Les Misérables won’t go down as the worst movie of 2012, but it should go down as the biggest misfire.
What this screen version of Les Misérables needs but doesn’t have is the artifice of theater.
Any time we move on stage from Jean Valjean’s (Hugh Jackman) high drama to the lowbrow humor of innkeeper and thief, Thénardier (Sacha Baron Cohen), we’re given a pause as the sets adjust. On screen, we cut and it’s jolting: We were just crying! Now, we’re laughing? In three seconds?
A theater with an enormous set and live actors also makes the gaps in the story’s narrative cohesion easier to take.
Here, the holes—why, exactly, does Éponine (Samantha Barks) love Marius (Eddie Redmayne)? Or Marius love Cosette (Amanda Seyfried)? Why is there revolution?—are big and glaring.
Worse yet, this movie has no sense of place. What’s the point of building grand sets if 98 percent of the movie is actors in close-up?
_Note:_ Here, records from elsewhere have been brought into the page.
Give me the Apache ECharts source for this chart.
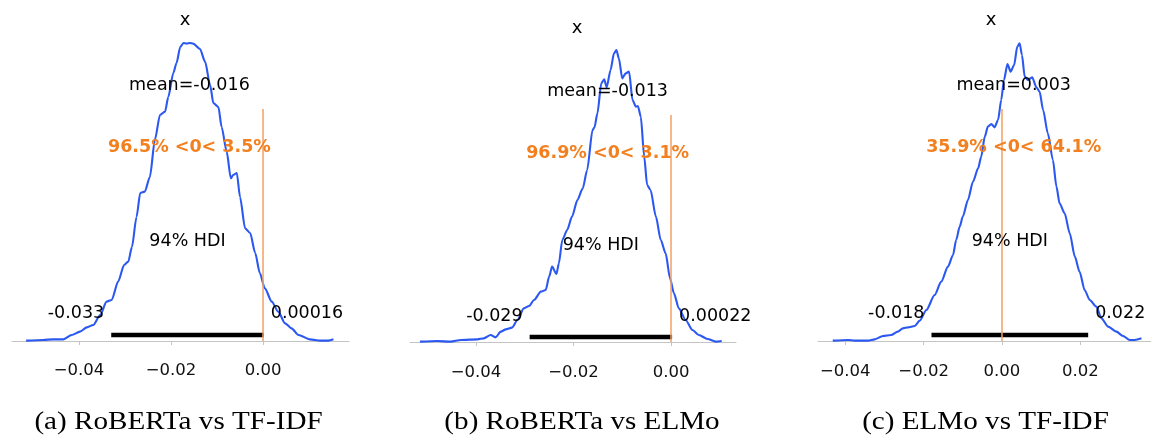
<!DOCTYPE html>
<html>
<head>
<meta charset="utf-8">
<script src="https://cdn.jsdelivr.net/npm/echarts@6/dist/echarts.min.js"></script>
<style>
html,body{margin:0;padding:0;background:#fff;}
#chart{width:1151px;height:438px;}
</style>
</head>
<body>
<div id="chart"></div>
<script>
// ---------------- data ----------------
const captions = ['(a) RoBERTa vs TF-IDF', '(b) RoBERTa vs ELMo', '(c) ELMo vs TF-IDF'];
const panelTitle = 'x';

// posterior density, panel (a) RoBERTa vs TF-IDF
const xA = [-0.0515,-0.0478,-0.0456,-0.0434,-0.0416,-0.0398,-0.0383,-0.0369,-0.0354,-0.0340,-0.0329,-0.0315,-0.0302,-0.0293,-0.0285,-0.0275,-0.0267,-0.0257,-0.0246,-0.0235,-0.0224,-0.0213,-0.0206,-0.0195,-0.0188,-0.0180,-0.0173,-0.0166,-0.0159,-0.0152,-0.0137,-0.0126,-0.0115,-0.0108,-0.0097,-0.0090,-0.0079,-0.0070,-0.0065,-0.0057,-0.0050,-0.0039,-0.0028,-0.0017,-0.0007,0.0004,0.0019,0.0033,0.0048,0.0062,0.0077,0.0102,0.0124,0.0142,0.0153];
const yA = [0.05,0.15,0.25,0.25,0.9,1.4,2.05,2.4,3.9,5.9,6.15,8.9,11.4,11.9,14.1,18.6,22.2,22.4,24.6,30.2,33.9,34.4,36.6,40.2,41.7,44.1,44.7,44.6,44.7,44.6,43.8,41.9,38.4,35.7,35.1,32.1,28.4,24.4,24.9,25.2,21.6,16.9,16.2,13.2,10.2,7.9,5.9,4.4,2.65,1.9,0.9,0.25,0.05,0.05,0.25];

// panel (b) RoBERTa vs ELMo
const xB = [-0.0515,-0.0479,-0.0452,-0.0431,-0.0397,-0.0384,-0.0370,-0.0360,-0.0349,-0.0339,-0.0326,-0.0315,-0.0302,-0.0291,-0.0281,-0.0267,-0.0257,-0.0250,-0.0244,-0.0235,-0.0230,-0.0223,-0.0213,-0.0203,-0.0192,-0.0181,-0.0172,-0.0161,-0.0157,-0.0151,-0.0143,-0.0137,-0.0132,-0.0124,-0.0117,-0.0112,-0.0107,-0.0100,-0.0093,-0.0086,-0.0079,-0.0072,-0.0068,-0.0062,-0.0055,-0.0049,-0.0042,-0.0031,-0.0021,-0.0011,-0.0002,0.0006,0.0016,0.0030,0.0044,0.0057,0.0075,0.0092,0.0104];
const yB = [0.05,0.15,0.05,0.3,0.4,0.55,1.05,0.7,1.55,1.9,2.15,3.3,5.05,5.4,6.3,7.55,7.8,9.8,11.3,10.2,11.8,15.3,16.8,18.8,21.3,23.05,25.8,31.8,32.2,34.3,38.8,39.4,38.2,40.8,43.3,43.8,42.55,39.55,40.3,40.55,36.3,35.3,35.4,33.8,27.8,23.55,22.8,18.8,15.3,13.3,9.55,7.3,5.05,3.3,1.8,1.05,0.45,0.05,0.15];

// panel (c) ELMo vs TF-IDF
const xC = [-0.0432,-0.0393,-0.0376,-0.0342,-0.0325,-0.0304,-0.0283,-0.0266,-0.0253,-0.0240,-0.0223,-0.0210,-0.0193,-0.0172,-0.0155,-0.0138,-0.0125,-0.0117,-0.0108,-0.0100,-0.0087,-0.0074,-0.0061,-0.0053,-0.0044,-0.0036,-0.0027,-0.0019,-0.0010,-0.0002,0.0005,0.0014,0.0022,0.0031,0.0039,0.0045,0.0051,0.0058,0.0066,0.0077,0.0088,0.0096,0.0105,0.0117,0.0130,0.0139,0.0147,0.0160,0.0173,0.0186,0.0198,0.0211,0.0224,0.0241,0.0254,0.0271,0.0292,0.0309,0.0326,0.0339,0.0356];
const yC = [0.05,0.15,0.05,0.05,0.25,0.75,0.9,1.4,1.9,2.05,2.25,3.05,4.65,6.9,8.9,11.15,12.9,15.15,17.15,18.65,21.15,23.9,25.9,27.65,30.65,32.15,32.55,32.05,33.15,36.15,39.15,41.55,40.4,41.4,44.15,44.65,42.9,39.65,39.15,39.55,38.05,37.4,34.65,31.15,27.15,23.15,20.65,19.15,16.15,12.65,10.4,7.65,6.15,5.15,3.4,2.15,1.4,0.75,0.15,0.15,0.4];

const means = [-0.016, -0.013, 0.003];
const hdiLow = [-0.033, -0.029, -0.018];
const hdiHigh = [0.00016, 0.00022, 0.022];
const hdiLowText = ['-0.033', '-0.029', '-0.018'];
const hdiHighText = ['0.00016', '0.00022', '0.022'];
const pctBelow = ['96.5%', '96.9%', '35.9%'];
const pctAbove = ['3.5%', '3.1%', '64.1%'];
const refVal = 0;
const hdiProb = '94% HDI';
const tickValues = [[-0.04, -0.02, 0.00], [-0.04, -0.02, 0.00], [-0.04, -0.02, 0.00, 0.02]];

// ---------------- layout ----------------
const layout = [
  { left: 12,  width: 337, top: 41, height: 315, xMin: -0.05457, xMax: 0.01869, yMin: -2.25, yMax: 45,
    titleX: 180, titleTop: 6, yMean: 38.4, yRef: 29.1, yHdiText: 15, yHdiBar: 0.9, yHdiVals: 4.2, refTop: 34.8, capX: 178.5 },
  { left: 410, width: 326, top: 42, height: 316, xMin: -0.05354, xMax: 0.01333, yMin: -2.4, yMax: 45,
    titleX: 572, titleTop: 14, yMean: 37.65, yRef: 28.35, yHdiText: 14.55, yHdiBar: 0.75, yHdiVals: 3.9, refTop: 34.05, capX: 582 },
  { left: 818, width: 333, top: 41, height: 316, xMin: -0.04697, xMax: 0.03804, yMin: -2.4, yMax: 45,
    titleX: 986, titleTop: 6, yMean: 38.4, yRef: 29.1, yHdiText: 15, yHdiBar: 0.9, yHdiVals: 4.2, refTop: 34.8, capX: 985.5 }
];

const BLUE = '#2b58f0';
const ORANGE_TXT = '#f2801f';
const ORANGE_LINE = '#f4a062';
const SANS = 'DejaVu Sans';
const TEXT_SIZE = 17.5;

const curvesX = [xA, xB, xC];
const curvesY = [yA, yB, yC];

function zip(a, b) { return a.map((v, i) => [v, b[i]]); }
function fmtTick(v) {
  const s = Math.abs(v) < 1e-12 ? '0.00' : v.toFixed(2);
  return s.replace('-', '\u2212');
}

const grids = [], xAxes = [], yAxes = [], series = [], titles = [], graphics = [];

layout.forEach((L, i) => {
  grids.push({ left: L.left, width: L.width, top: L.top, height: L.height, containLabel: false });
  xAxes.push({
    type: 'value', gridIndex: i, min: L.xMin, max: L.xMax,
    splitLine: { show: false },
    axisLine: { show: true, lineStyle: { color: '#c4c4c4', width: 1 } },
    axisTick: { show: true, length: 4, lineStyle: { color: '#c4c4c4' }, customValues: tickValues[i] },
    axisLabel: { customValues: tickValues[i], formatter: fmtTick, fontFamily: SANS, fontSize: 16.5, color: '#111', margin: 6 }
  });
  yAxes.push({ type: 'value', gridIndex: i, min: L.yMin, max: L.yMax, show: false });
  titles.push({
    text: panelTitle, left: L.titleX, top: L.titleTop, textAlign: 'center',
    textStyle: { fontFamily: SANS, fontSize: 18, fontWeight: 'normal', color: '#000' }
  });

  // density curve
  series.push({
    type: 'line', xAxisIndex: i, yAxisIndex: i, data: zip(curvesX[i], curvesY[i]),
    showSymbol: false, smooth: 0.25, smoothMonotone: 'x',
    lineStyle: { color: BLUE, width: 2.1 }, z: 2, silent: true
  });
  // HDI bar
  series.push({
    type: 'line', xAxisIndex: i, yAxisIndex: i, data: [[hdiLow[i], L.yHdiBar], [hdiHigh[i], L.yHdiBar]],
    showSymbol: false, lineStyle: { color: '#000', width: 4.5, cap: 'butt' }, z: 3, silent: true
  });
  // reference line at 0
  series.push({
    type: 'line', xAxisIndex: i, yAxisIndex: i, data: [[refVal, 0], [refVal, L.refTop]],
    showSymbol: false, lineStyle: { color: ORANGE_LINE, width: 1.5 }, z: 4, silent: true
  });
  // text annotations
  const lab = (x, y, text, extra) => ({
    value: [x, y],
    label: Object.assign({ show: true, position: 'inside', formatter: text, fontFamily: SANS, fontSize: TEXT_SIZE,
      color: '#000', opacity: 1, align: 'center', verticalAlign: 'middle', textBorderWidth: 0, textBorderColor: 'transparent',
      textShadowBlur: 0 }, extra || {})
  });
  series.push({
    type: 'scatter', xAxisIndex: i, yAxisIndex: i, symbolSize: 0, silent: true, z: 5,
    itemStyle: { opacity: 1 },
    data: [
      lab(means[i], L.yMean, 'mean=' + means[i]),
      lab(means[i], L.yRef, pctBelow[i] + ' <' + refVal + '< ' + pctAbove[i], { color: ORANGE_TXT, fontWeight: 'bold' }),
      lab((hdiLow[i] + hdiHigh[i]) / 2, L.yHdiText, hdiProb),
      lab(hdiLow[i], L.yHdiVals, hdiLowText[i], { align: 'right', offset: [-7, 0] }),
      lab(hdiHigh[i], L.yHdiVals, hdiHighText[i], { align: 'left', offset: [7, 0] })
    ]
  });

  graphics.push({
    type: 'text', x: L.capX, y: 422, scaleX: 1.12, silent: true,
    style: { text: captions[i], font: '26px "Liberation Serif"', fill: '#000',
      textAlign: 'center', textVerticalAlign: 'middle', align: 'center', verticalAlign: 'middle' }
  });
});

const chart = echarts.init(document.getElementById('chart'), null, { renderer: 'canvas' });
chart.setOption({
  backgroundColor: '#fff',
  animation: false,
  title: titles,
  grid: grids,
  xAxis: xAxes,
  yAxis: yAxes,
  series: series,
  graphic: graphics
});
</script>
</body>
</html>
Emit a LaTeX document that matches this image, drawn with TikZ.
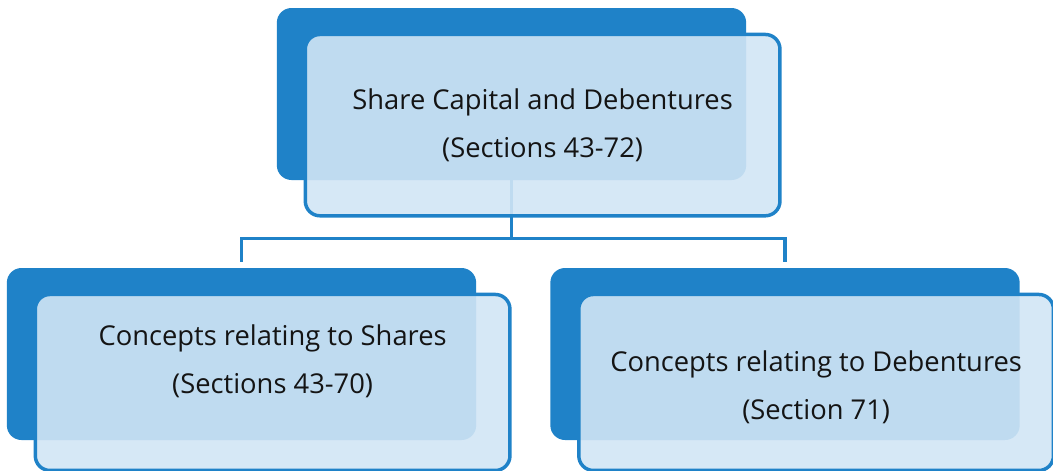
\documentclass[tikz,border=0pt]{standalone}
\usepackage{fontspec}
\setmainfont{Open Sans}
\usepackage{tikz}
\usetikzlibrary{positioning}

\definecolor{darkblue}{RGB}{31,130,200}
\definecolor{paleblue}{RGB}{209,229,245}
\definecolor{inktext}{RGB}{20,20,20}

\tikzset{
    backbox/.style = {rectangle, rounded corners=11pt, fill=darkblue, inner sep=0pt,
                      minimum width=352pt, minimum height=129pt},
    frontbox/.style = {rectangle, rounded corners=11pt, draw=darkblue, line width=2.6pt,
                       fill=paleblue, fill opacity=0.9, inner sep=0pt,
                       minimum width=356pt, anchor=north west},
    boxtext/.style = {align=center, text=inktext, font=\fontsize{20.5}{36}\selectfont},
    conn/.style = {draw=darkblue, line width=2.6pt}
}

\begin{document}
\begin{tikzpicture}[x=0.75pt, y=-0.75pt]
        \useasboundingbox (0,0) rectangle (1053,471);
        % back plates
        \node [backbox] (topback) at (511.5,94) {};
        \node [backbox] (leftback) at (241.5,354) {};
        \node [backbox] (rightback) at (785,354) {};
        % connectors
        \draw [conn] (topback.south) -- ++(0,58) coordinate (hub);
        \draw [conn] (hub) -| ([shift={(0,-6)}]leftback.north);
        \draw [conn] (hub) -| ([shift={(0,-6)}]rightback.north);
        % front plates
        \node [frontbox, minimum height=136pt] (top) at ([shift={(27,25)}]topback.north west) {};
        \node [frontbox, minimum height=132pt] (left) at ([shift={(27,25)}]leftback.north west) {};
        \node [frontbox, minimum height=132pt] (right) at ([shift={(27,25)}]rightback.north west) {};
        % labels
        \node [boxtext] (toptext) at (top) {Share Capital and Debentures\\(Sections 43-72)};
        \node [boxtext, yshift=16pt] (lefttext) at (left) {Concepts relating to Shares\\(Sections 43-70)};
        \node [boxtext, yshift=-3.5pt] (righttext) at (right) {Concepts relating to Debentures\\(Section 71)};
\end{tikzpicture}
\end{document}
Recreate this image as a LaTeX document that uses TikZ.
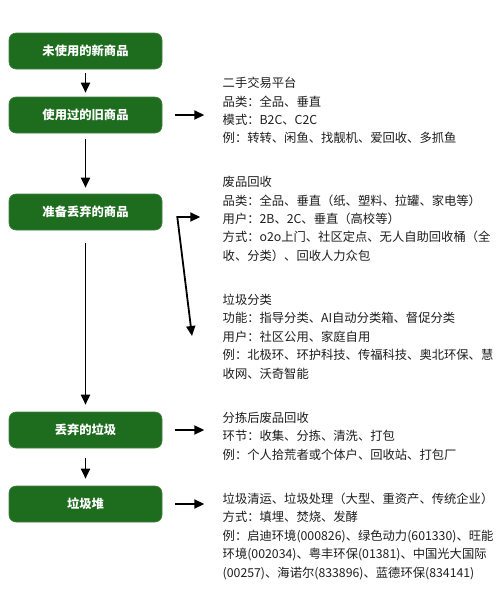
\documentclass[tikz,border=0pt]{standalone}
\usepackage{fontspec}
\setmainfont{Noto Sans CJK SC}
\usetikzlibrary{arrows.meta}
\definecolor{boxgreen}{RGB}{30,108,30}
\definecolor{txtgray}{RGB}{30,30,30}
\newcommand\txtblock[3]{%
  \foreach \l [count=\i from 0] in {#3} {%
    \node[txt] (#1-\i) at (222.5, {#2+18.4*\i}) {\l};
  }%
}
\begin{document}
\begin{tikzpicture}[x=1pt,y=-1pt,
  gbox/.style={fill=boxgreen, draw=boxgreen!85!white, line width=0.6pt,
    rounded corners=7pt, minimum width=153pt, minimum height=36pt,
    inner sep=0pt, text=white, font=\fontsize{12.3}{14}\selectfont\bfseries},
  txt/.style={inner sep=0pt, anchor=base west, text=txtgray,
    font=\fontsize{12.3}{14}\selectfont},
  arr/.style={line width=1.8pt, -{Triangle[length=10pt,width=9pt]}},
  arrb/.style={line width=1.8pt, {Triangle[length=10pt,width=9pt]}-{Triangle[length=10pt,width=9pt]}}
]
\useasboundingbox (0,0) rectangle (499,589);
\fill[white] (0,0) rectangle (499,589);

\node[gbox] (b1) at (85.5,51) {未使用的新商品};
\node[gbox] (b2) at (85.5,115) {使用过的旧商品};
\node[gbox] (b3) at (85.5,212) {准备丢弃的商品};
\node[gbox] (b4) at (85.5,430) {丢弃的垃圾};
\node[gbox] (b5) at (85.5,504) {垃圾堆};

\draw[arr, shorten <=4pt, shorten >=4pt] (b1.south) -- (b2.north);
\draw[arr, shorten <=6pt, shorten >=6pt] (b2.south) -- (b3.north);
\draw[arr, shorten <=13pt, shorten >=7pt] (b3.south) -- (b4.north);
\draw[arr, shorten <=10pt, shorten >=7pt] (b4.south) -- (b5.north);

\draw[arr] ([xshift=13pt]b2.east) -- ([xshift=42pt]b2.east);
\draw[arr] ([xshift=13pt]b4.east) -- ([xshift=42pt]b4.east);
\draw[arr] ([xshift=13pt]b5.east) -- ([xshift=42pt]b5.east);

\coordinate (br) at ([xshift=15pt,yshift=-5pt]b3.east);
\coordinate (brA) at ([xshift=23pt]br);
\coordinate (brB) at (192,336);
\draw[arrb, line join=miter] (brA) -- (br) -- (brB);

\txtblock{t1}{87.7}{{二手交易平台},{品类：全品、垂直},{模式：B2C、C2C},{例：转转、闲鱼、找靓机、爱回收、多抓鱼}}
\txtblock{t2}{186.7}{{废品回收},{品类：全品、垂直（纸、塑料、拉罐、家电等）},{用户：2B、2C、垂直（高校等）},{方式：o2o上门、社区定点、无人自助回收桶（全},{收、分类）、回收人力众包}}
\txtblock{t3}{304.5}{{垃圾分类},{功能：指导分类、AI自动分类箱、督促分类},{用户：社区公用、家庭自用},{例：北极环、环护科技、传福科技、奥北环保、慧},{收网、沃奇智能}}
\txtblock{t4}{422.5}{{分拣后废品回收},{环节：收集、分拣、清洗、打包},{例：个人拾荒者或个体户、回收站、打包厂}}
\txtblock{t5}{503.5}{{垃圾清运、垃圾处理（大型、重资产、传统企业）},{方式：填埋、焚烧、发酵},{例：启迪环境(000826)、绿色动力(601330)、旺能},{环境(002034)、粤丰环保(01381)、中国光大国际},{(00257)、海诺尔(833896)、蓝德环保(834141)}}
\end{tikzpicture}
\end{document}
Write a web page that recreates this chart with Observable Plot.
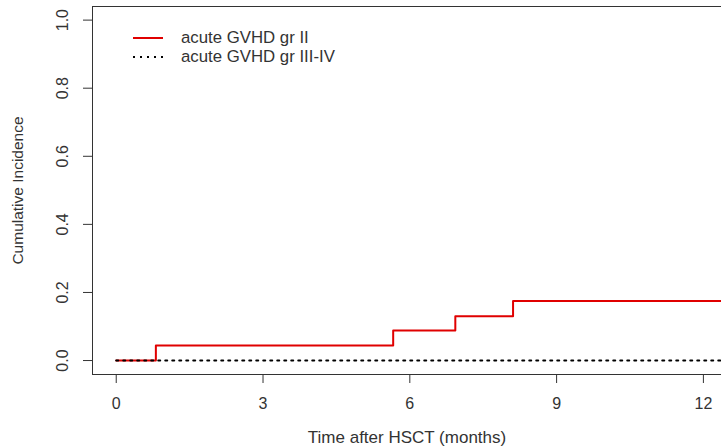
<!DOCTYPE html>
<html><head><meta charset="utf-8">
<script src="https://cdn.jsdelivr.net/npm/d3@7"></script>
<script src="https://cdn.jsdelivr.net/npm/@observablehq/plot@0.6"></script>
<style>
body{margin:0;background:#fff;}
#wrap{position:relative;width:721px;height:448px;overflow:hidden;}
#legend{position:absolute;left:133px;top:28px;font-family:"Liberation Sans",Arial,sans-serif;font-size:16.8px;color:#333;}
.row{display:flex;align-items:center;height:19px;}
.row svg{margin-right:18px;}
</style></head><body><div id="wrap"><div id="legend"></div></div>
<script>
// Data
const timesII = [0, 0.81, 5.66, 6.93, 8.11, 12.6];
const incidenceII = [0, 0.044, 0.088, 0.130, 0.175, 0.175];
const timesIIIIV = [0, 12.6];
const incidenceIIIIV = [0, 0];
const seriesNames = ["acute GVHD gr II", "acute GVHD gr III-IV"];
const seriesColors = ["#e00000", "#000000"];
const seriesDash = [null, "2,5"];
const xTicks = [0, 3, 6, 9, 12];
const yTicks = [0, 0.2, 0.4, 0.6, 0.8, 1.0];
const xDomain = [-0.485, 12.37];
const yDomain = [-0.041, 1.04];

const dataII = timesII.map((t, i) => ({t, v: incidenceII[i]}));
const dataIIIIV = timesIIIIV.map((t, i) => ({t, v: incidenceIIIIV[i]}));

const font = "'Liberation Sans', Arial, sans-serif";
const chart = Plot.plot({
  width: 721, height: 448,
  marginLeft: 92, marginRight: 0, marginTop: 6, marginBottom: 74,
  style: {fontFamily: font, fontSize: "16px", color: "#333", background: "#fff"},
  x: {domain: xDomain},
  y: {domain: yDomain},
  marks: [
    Plot.ruleY([yDomain[0], yDomain[1]], {stroke: "#333"}),
    Plot.ruleX([xDomain[0]], {stroke: "#333"}),
    Plot.axisX({ticks: xTicks, tickSize: 9, tickPadding: 20, lineAnchor: "middle", label: null, stroke: "#333", fill: "#333", fontSize: 16}),
    Plot.axisY({ticks: yTicks, tickFormat: d3.format(".1f"), tickSize: 9, tickPadding: 20.5, tickRotate: -90, textAnchor: "middle", lineAnchor: "middle", label: null, stroke: "#333", fill: "#333", fontSize: 16}),
    Plot.text(["Time after HSCT (months)"], {frameAnchor: "bottom", dy: 63, lineAnchor: "middle", fontSize: 17, fill: "#333"}),
    Plot.text(["Cumulative Incidence"], {frameAnchor: "left", dx: -74, rotate: -90, lineAnchor: "middle", textAnchor: "middle", fontSize: 15.5, fill: "#333"}),
    Plot.line(dataII, {x: "t", y: "v", curve: "step-after", stroke: seriesColors[0], strokeWidth: 2, clip: true}),
    Plot.line(dataIIIIV, {x: "t", y: "v", stroke: seriesColors[1], strokeWidth: 2, strokeDasharray: seriesDash[1], clip: true})
  ]
});
document.getElementById("wrap").prepend(chart);

const legend = document.getElementById("legend");
seriesNames.forEach((name, i) => {
  const row = document.createElement("div");
  row.className = "row";
  row.innerHTML = `<svg width="30" height="6"><line x1="0" x2="30" y1="3" y2="3" stroke="${seriesColors[i]}" stroke-width="2" ${seriesDash[i] ? `stroke-dasharray="${seriesDash[i]}"` : ""}/></svg><span>${name}</span>`;
  legend.appendChild(row);
});
</script>
</body></html>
As for the music and singing, the repeated themes that work well on stage become monotonous on celluloid.
Jackman is overwrought; Seyfried does her best Adriana Caselotti impersonation. Anne Hathaway is excellent, but gone fast.
See it on stage (again) instead.
Directed by Tom Hooper / With Hugh Jackman, Russell Crowe and Anne Hathaway / Opens Dec. 25 / PG-13 / 157 min.